_The data_
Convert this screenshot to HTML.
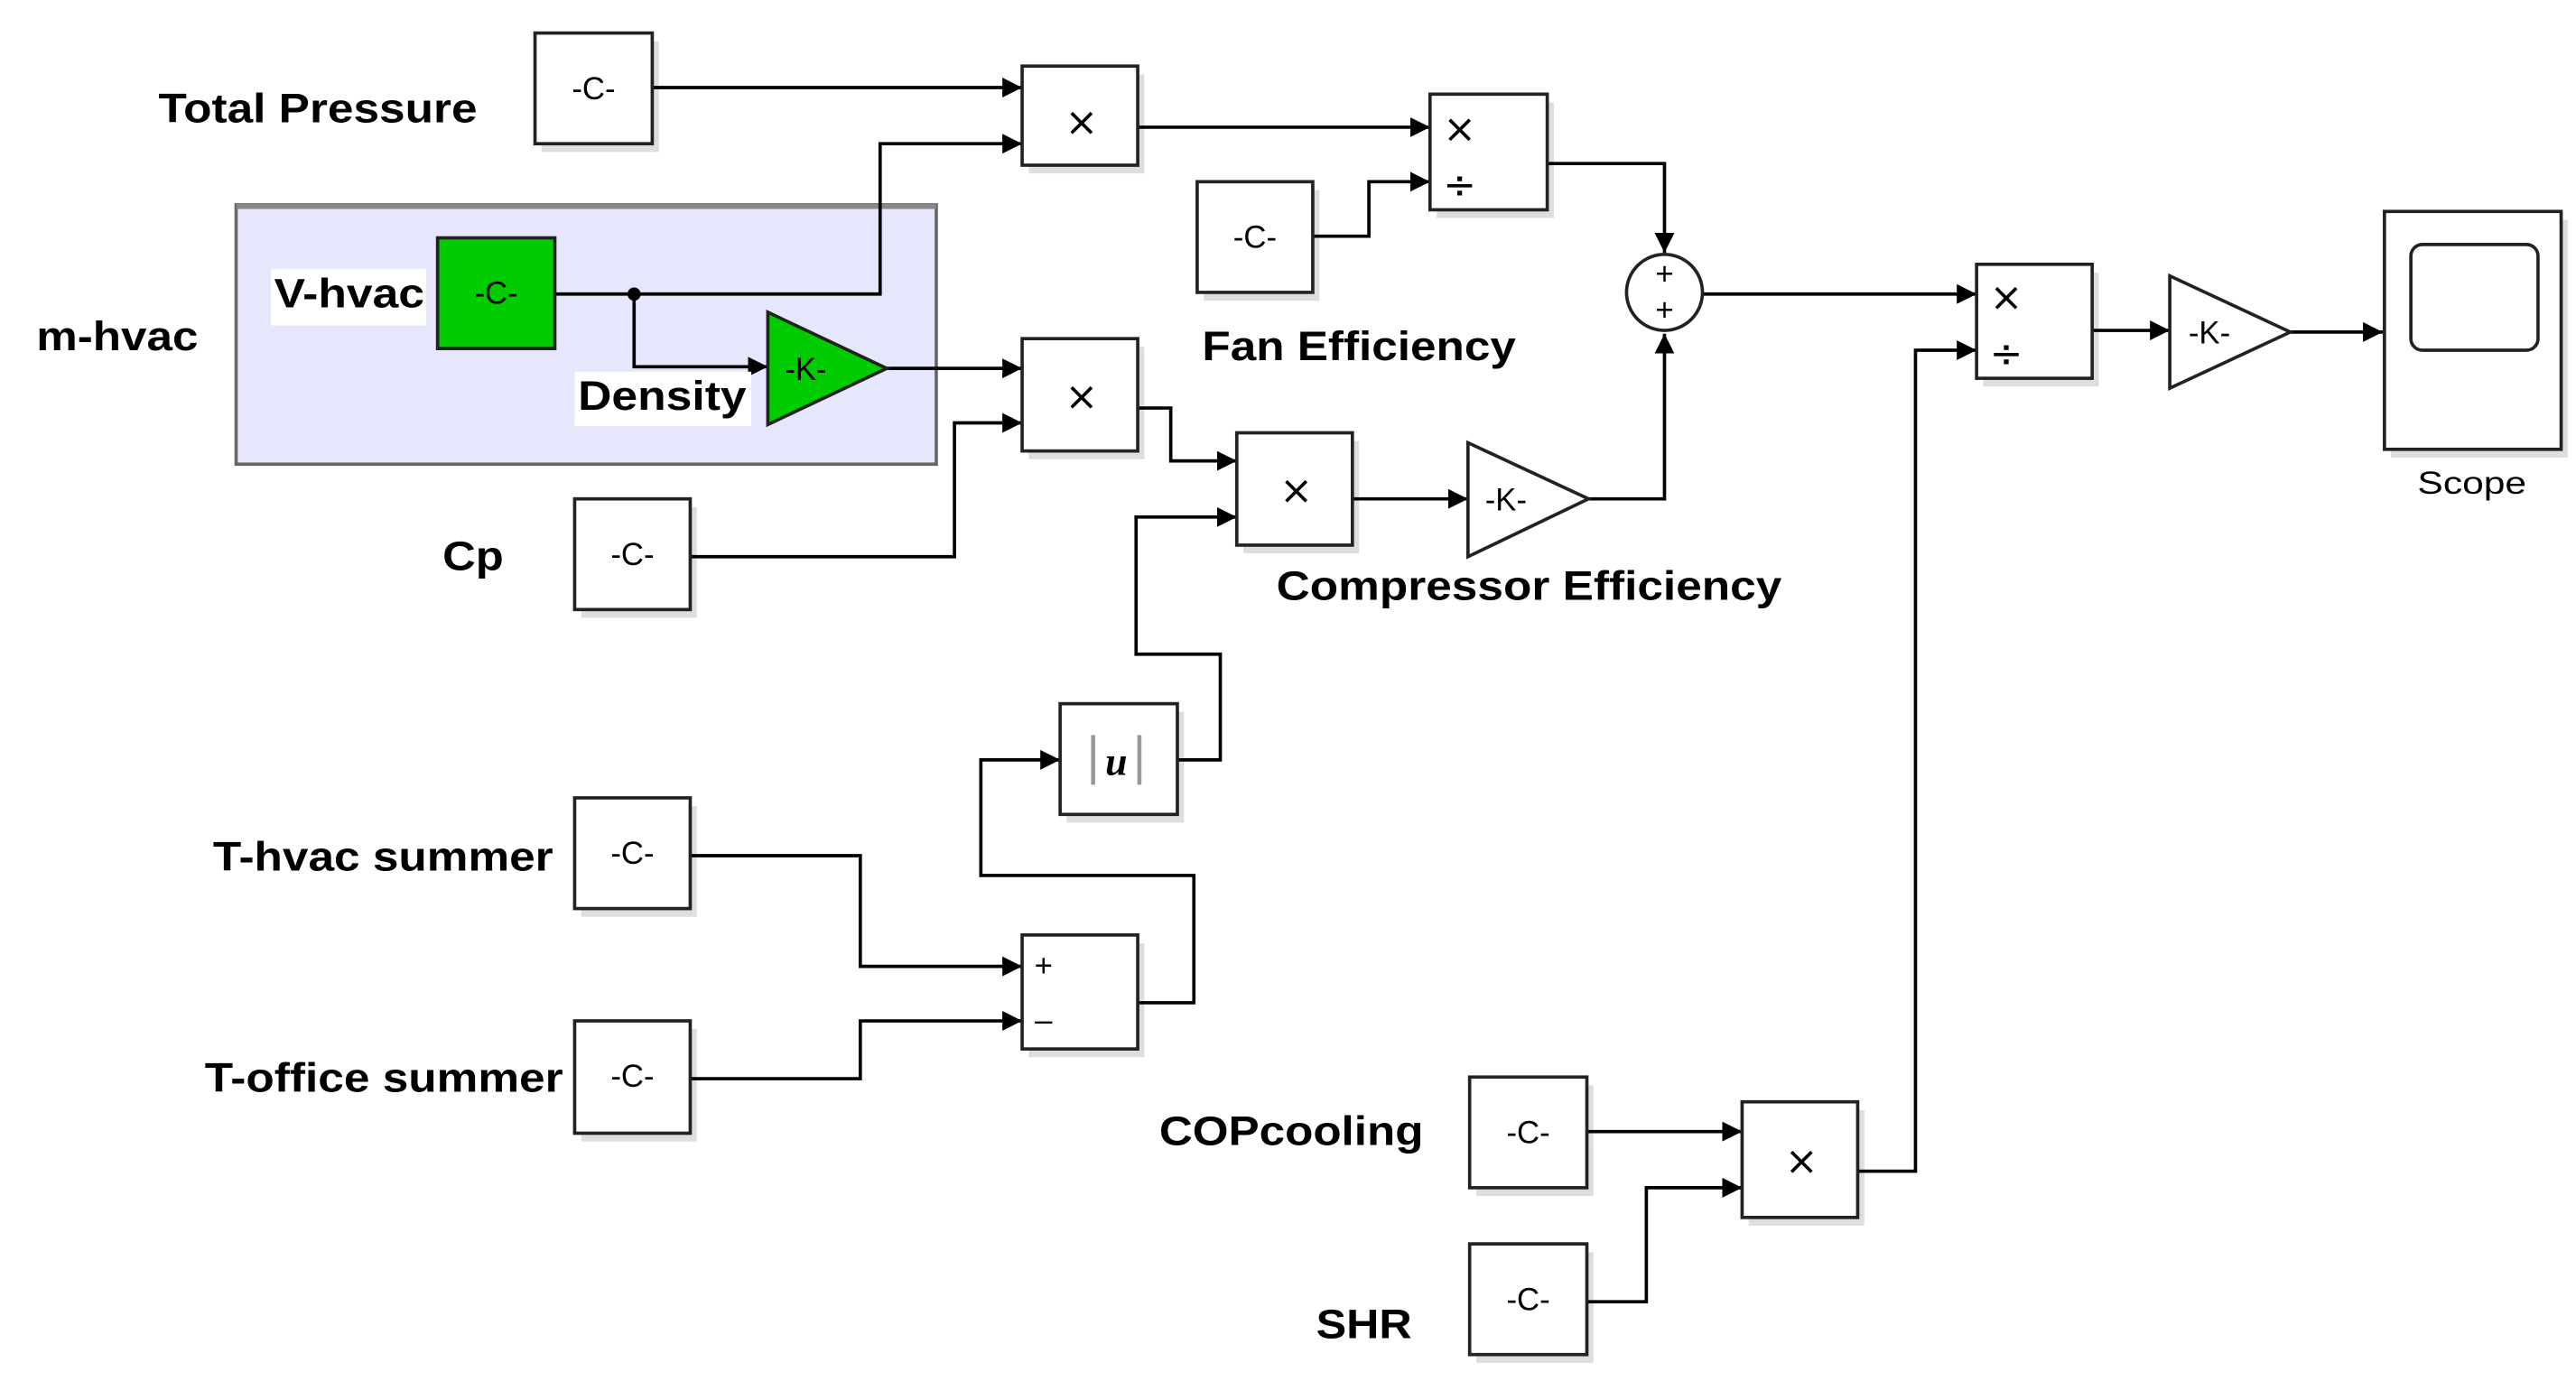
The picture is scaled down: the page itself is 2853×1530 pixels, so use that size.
<!DOCTYPE html>
<html><head><meta charset="utf-8"><style>
html,body{margin:0;padding:0;background:#fff;}
svg{display:block;}
.lb{font-family:"Liberation Sans",Arial,sans-serif;font-weight:bold;font-size:25px;fill:#000;}
.bt{font-family:"Liberation Sans",Arial,sans-serif;font-size:19px;fill:#000;}
.x{font-family:"DejaVu Sans",sans-serif;font-size:24px;fill:#000;}
.w{fill:none;stroke:#000;stroke-width:2;}
.blk{fill:#fff;stroke:#222;stroke-width:2;}
.sh{fill:#000;opacity:0.13;}
</style></head><body>
<svg width="2853" height="1530" viewBox="0 0 1560 836" preserveAspectRatio="none" xmlns="http://www.w3.org/2000/svg">
<defs>
<marker id="a" viewBox="0 0 12 12" refX="12" refY="6" markerWidth="12" markerHeight="12" markerUnits="userSpaceOnUse" orient="auto"><path d="M0,0L12,6L0,12z" fill="#000"/></marker>
</defs>

<rect x="143" y="124" width="424" height="157" fill="#e6e6fc" stroke="#666" stroke-width="2"/>
<line x1="143" y1="125" x2="567" y2="125" stroke="#888" stroke-width="3"/>

<line x1="336" y1="178" x2="384" y2="178" stroke="#000" stroke-width="2"/>
<g class="w" marker-end="url(#a)">
<polyline points="395,53 619,53"/>
<polyline points="384,178 533,178 533,87 619,87"/>
<polyline points="384,178 384,222 465,222"/>
<polyline points="537,223 619,223"/>
<polyline points="418,337 578,337 578,256 619,256"/>
<polyline points="689,77 866,77"/>
<polyline points="795,143 829,143 829,110 866,110"/>
<polyline points="937,99 1008,99 1008,153"/>
<polyline points="962,302 1008,302 1008,202"/>
<polyline points="1031,178 1197,178"/>
<polyline points="689,247 709,247 709,279 749,279"/>
<polyline points="713,460 739,460 739,396 688,396 688,313 749,313"/>
<polyline points="689,607 723,607 723,530 594,530 594,460 642,460"/>
<polyline points="418,518 521,518 521,585 619,585"/>
<polyline points="418,653 521,653 521,618 619,618"/>
<polyline points="819,302 889,302"/>
<polyline points="1267,200 1314,200"/>
<polyline points="1387,201 1443,201"/>
<polyline points="961,685 1055,685"/>
<polyline points="961,788 997,788 997,719 1055,719"/>
<polyline points="1125,709 1160,709 1160,212 1197,212"/>
</g>
<circle cx="384" cy="178" r="4" fill="#000"/>

<g class="sh">
<rect x="328" y="25" width="71" height="67"/>
<rect x="623" y="45" width="70" height="60"/>
<rect x="623" y="210" width="70" height="68"/>
<rect x="352" y="307" width="70" height="67"/>
<rect x="729" y="115" width="70" height="67"/>
<rect x="870" y="62" width="71" height="70"/>
<rect x="753" y="267" width="70" height="68"/>
<rect x="646" y="431" width="71" height="67"/>
<rect x="623" y="571" width="70" height="69"/>
<rect x="352" y="488" width="70" height="67"/>
<rect x="352" y="623" width="70" height="68"/>
<rect x="1201" y="165" width="70" height="69"/>
<rect x="1448" y="133" width="107" height="144"/>
<rect x="894" y="657" width="71" height="67"/>
<rect x="894" y="758" width="71" height="67"/>
<rect x="1059" y="672" width="70" height="70"/>
</g>

<rect x="164" y="163" width="94" height="34" fill="#fff"/>
<rect x="348" y="225" width="107" height="33" fill="#fff"/>

<rect class="blk" x="324" y="20" width="71" height="67"/><text class="bt" x="359.5" y="60" text-anchor="middle">-C-</text>
<rect class="blk" x="619" y="40" width="70" height="60"/><text class="x" x="655" y="82" text-anchor="middle">×</text>
<rect x="265" y="144" width="71" height="67" fill="#00cc00" stroke="#222" stroke-width="2"/><text class="bt" x="300.5" y="184" text-anchor="middle">-C-</text>
<polygon points="465,189 537,223 465,257" fill="#00cc00" stroke="#222" stroke-width="2"/><text class="bt" x="488" y="230" text-anchor="middle">-K-</text>
<rect class="blk" x="619" y="205" width="70" height="68"/><text class="x" x="655" y="248" text-anchor="middle">×</text>
<rect class="blk" x="348" y="302" width="70" height="67"/><text class="bt" x="383" y="342" text-anchor="middle">-C-</text>
<rect class="blk" x="725" y="110" width="70" height="67"/><text class="bt" x="760" y="150" text-anchor="middle">-C-</text>
<rect class="blk" x="866" y="57" width="71" height="70"/><text class="x" x="884" y="86" text-anchor="middle">×</text><text class="x" x="884" y="120" text-anchor="middle">÷</text>
<rect class="blk" x="749" y="262" width="70" height="68"/><text class="x" x="785" y="305" text-anchor="middle">×</text>
<polygon points="889,268 962,302 889,337" fill="#fff" stroke="#222" stroke-width="2"/><text class="bt" x="912" y="309" text-anchor="middle">-K-</text>
<ellipse cx="1008" cy="177" rx="23" ry="23" fill="#fff" stroke="#222" stroke-width="2"/>
<text class="bt" x="1008" y="172" text-anchor="middle" font-size="13">+</text><text class="bt" x="1008" y="194" text-anchor="middle" font-size="13">+</text>
<rect class="blk" x="642" y="426" width="71" height="67"/><text x="676" y="469" text-anchor="middle" font-family="Liberation Serif,serif" font-size="24" font-style="italic" font-weight="bold">u</text>
<line x1="662" y1="445" x2="662" y2="475" stroke="#999" stroke-width="2.5"/><line x1="690" y1="445" x2="690" y2="475" stroke="#999" stroke-width="2.5"/>
<rect class="blk" x="619" y="566" width="70" height="69"/><text class="bt" x="632" y="591" text-anchor="middle" font-size="14">+</text><text class="bt" x="632" y="624" text-anchor="middle" font-size="16">–</text>
<rect class="blk" x="348" y="483" width="70" height="67"/><text class="bt" x="383" y="523" text-anchor="middle">-C-</text>
<rect class="blk" x="348" y="618" width="70" height="68"/><text class="bt" x="383" y="658" text-anchor="middle">-C-</text>
<rect class="blk" x="1197" y="160" width="70" height="69"/><text class="x" x="1215" y="188" text-anchor="middle">×</text><text class="x" x="1215" y="222" text-anchor="middle">÷</text>
<polygon points="1314,167 1387,201 1314,235" fill="#fff" stroke="#222" stroke-width="2"/><text class="bt" x="1338" y="208" text-anchor="middle">-K-</text>
<rect class="blk" x="1444" y="128" width="107" height="144"/>
<rect x="1460" y="148" width="77" height="64" rx="7" fill="#fff" stroke="#222" stroke-width="2"/>
<text class="bt" x="1464" y="299" font-size="20" textLength="66" lengthAdjust="spacingAndGlyphs">Scope</text>
<rect class="blk" x="890" y="652" width="71" height="67"/><text class="bt" x="925.5" y="692" text-anchor="middle">-C-</text>
<rect class="blk" x="890" y="753" width="71" height="67"/><text class="bt" x="925.5" y="793" text-anchor="middle">-C-</text>
<rect class="blk" x="1055" y="667" width="70" height="70"/><text class="x" x="1091" y="711" text-anchor="middle">×</text>

<text class="lb" x="96" y="74" textLength="193" lengthAdjust="spacingAndGlyphs">Total Pressure</text>
<text class="lb" x="166" y="186" textLength="91" lengthAdjust="spacingAndGlyphs">V-hvac</text>
<text class="lb" x="22" y="212" textLength="98" lengthAdjust="spacingAndGlyphs">m-hvac</text>
<text class="lb" x="350" y="248" textLength="102" lengthAdjust="spacingAndGlyphs">Density</text>
<text class="lb" x="268" y="345" textLength="37" lengthAdjust="spacingAndGlyphs">Cp</text>
<text class="lb" x="728" y="218" textLength="190" lengthAdjust="spacingAndGlyphs">Fan Efficiency</text>
<text class="lb" x="773" y="363" textLength="306" lengthAdjust="spacingAndGlyphs">Compressor Efficiency</text>
<text class="lb" x="129" y="527" textLength="206" lengthAdjust="spacingAndGlyphs">T-hvac summer</text>
<text class="lb" x="124" y="661" textLength="217" lengthAdjust="spacingAndGlyphs">T-office summer</text>
<text class="lb" x="702" y="693" textLength="160" lengthAdjust="spacingAndGlyphs">COPcooling</text>
<text class="lb" x="797" y="810" textLength="58" lengthAdjust="spacingAndGlyphs">SHR</text>
</svg>
</body></html>
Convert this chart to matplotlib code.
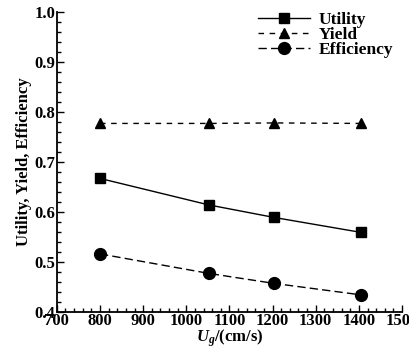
import matplotlib
matplotlib.use("Agg")
import matplotlib.pyplot as plt
from matplotlib.ticker import MultipleLocator

x = [800, 1052, 1203, 1405]
utility = [0.667, 0.614, 0.589, 0.559]
yield_ = [0.777, 0.777, 0.778, 0.777]
efficiency = [0.516, 0.477, 0.457, 0.434]

plt.rcParams['font.family'] = ['Liberation Serif', 'DejaVu Serif']
plt.rcParams['font.weight'] = 'bold'
plt.rcParams['mathtext.fontset'] = 'custom'
plt.rcParams['mathtext.rm'] = 'Liberation Serif:bold'
plt.rcParams['mathtext.it'] = 'Liberation Serif:bold:italic'
plt.rcParams['mathtext.bf'] = 'Liberation Serif:bold'

fig = plt.figure(figsize=(4.09, 3.52), dpi=100)
ax = fig.add_axes([0.139, 0.114, 0.844, 0.852])

ax.plot(x, utility, '-', color='black', lw=1, marker='s', ms=6.5, label='Utility')
ax.plot(x, yield_, color='black', lw=1, ls=(0, (4, 4)), marker='^', ms=6.5, label='Yield')
ax.plot(x, efficiency, color='black', lw=1, ls=(0, (6, 3)), marker='o', ms=8.5, label='Efficiency')

ax.set_xlim(700, 1500)
ax.set_ylim(0.4, 1.0)
ax.xaxis.set_major_locator(MultipleLocator(100))
ax.xaxis.set_minor_locator(MultipleLocator(20))
ax.yaxis.set_minor_locator(MultipleLocator(0.02))
ax.set_yticks([0.4, 0.5, 0.6, 0.7, 0.8, 0.9, 1.0])
ax.set_yticklabels(['0.4', '0.5', '0.6', '0.7', '0.8', '0.9', '1.0'])
ax.tick_params(which='both', direction='in', labelsize=12, width=1)
ax.tick_params(which='major', length=5, pad=1)
ax.tick_params(which='minor', length=3)
for lab in ax.get_xticklabels() + ax.get_yticklabels():
    lab.set_fontweight('bold')
for s in ['top', 'right']:
    ax.spines[s].set_visible(False)
for s in ['left', 'bottom']:
    ax.spines[s].set_linewidth(1.3)

ax.set_xlabel(r'$U_g$/(cm/s)', fontsize=12, fontweight='bold', labelpad=-1)
ax.set_ylabel('Utility, Yield, Efficiency', fontsize=12, fontweight='bold', labelpad=2)

leg = ax.legend(loc='upper right', bbox_to_anchor=(1.0, 1.03), frameon=False,
                prop={'size': 12.5, 'weight': 'bold'},
                handlelength=3.0, labelspacing=-0.05, borderaxespad=0.1, handletextpad=0.5)

fig.savefig('out.png', dpi=100)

_Your objective_
Drop the images and output only the lines from the one that contains "Convert this chart to matplotlib code." to the one that contains "efficiency = [0.516, 0.477, 0.457, 0.434]", both included.

_Task result_
Convert this chart to matplotlib code.
import matplotlib
matplotlib.use("Agg")
import matplotlib.pyplot as plt
from matplotlib.ticker import MultipleLocator

x = [800, 1052, 1203, 1405]
utility = [0.667, 0.614, 0.589, 0.559]
yield_ = [0.777, 0.777, 0.778, 0.777]
efficiency = [0.516, 0.477, 0.457, 0.434]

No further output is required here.